PROZAC

Love, loathe, repeat.
2010-12-29 10:41:37 (UTC)

You're just a body, I can smell your skin.

So it's been awhile, what with Christmas and all. I'm now in a relationship with a bird
called Helen. She's pretty awesome, everything I want. There's one slight problem: I'm
still in love with my ex, still want to be with you, and I'm not really sure what i'm doing
anymore.

I've kinda been civil with my ex when she's out and about, seeing as I introduced her
to all my friends and all my locals, so if I'm out with friends, chances are she is too.
The last few times we've been at a bar I've basically not looked her in the eye, until
Christmas day night. We ended up at a friends, only a few of us there but she was one
of them. The awkwardness got the better of us, and it ended up with the guy who's
house we were at to basically say, go into the kitchen and talk this out because this is
getting stupid, so we did. 10 minutes later and she left in tears. Maybe it was a bad
choice of words, but whatever. Ended up going to her house and talking things
through.

I realised however, that maybe I didn't love her in the relationship, but that I do love
her now. So it now comes down to us being friends but I just like, I want to admit it,
and say we'll be friends and jobs a goodn. Honestly though, I don't understand how
it's meant to happen or even work. Just thinking about the good times makes me want
her, it makes me want to cut.

I've started to ask myself if I'm forever trying to replace the last girl I get with, that I'm
forever trying to get over the last girl by being with another. I don't know what the best
scenario is. Do I break up with helen until I'm over my past and can say I'm happy on
my own? Can anyone honestly say they're happy on their own? I'd hate to spend the
next 10 years alone just so I can say I'm over my past, and miss out on, and avoid
something beautiful.

I think I'm forever chasing my past, something that I'll never have again, or that I ever
had. I'm constantly unhappy, regardless of the fact that I'm constantly surrounding
myself with friends who I love and mean the world to me. With my ex it was different,
I'd actually go to hers, I'd actually go out of my way just to be with her. We'd spend
nights alone together in her room and talk, I don't want to not have her as a friend, she
was my best friend. How am I meant to go back to that when all I feel is hurt? Why do
I feel so fucked up over my past shit? I just don't know anymore.
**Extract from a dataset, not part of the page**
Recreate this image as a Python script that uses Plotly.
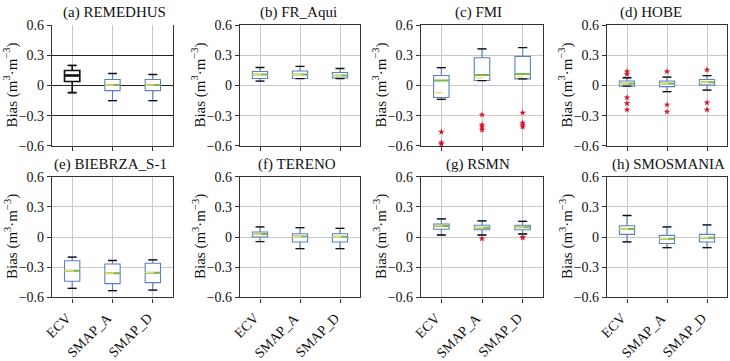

I put it down to how much you fucked me up, and constantly wonder if I'll ever feel like
I used to, before I had you. The last few times i've been in a car all I've wished for is
an accident which ends in me being majorly fucked, I don't even know. It's almost as if
I wish death and harm to myself, yet at the same time I'm scared shitless of dying.

I think if I was happy none of this would be going on. Maybe I'll see how me and
helen work, and if I still feel this way I'll take time out, to just try and better myself.

Why are you the only time I feel safe?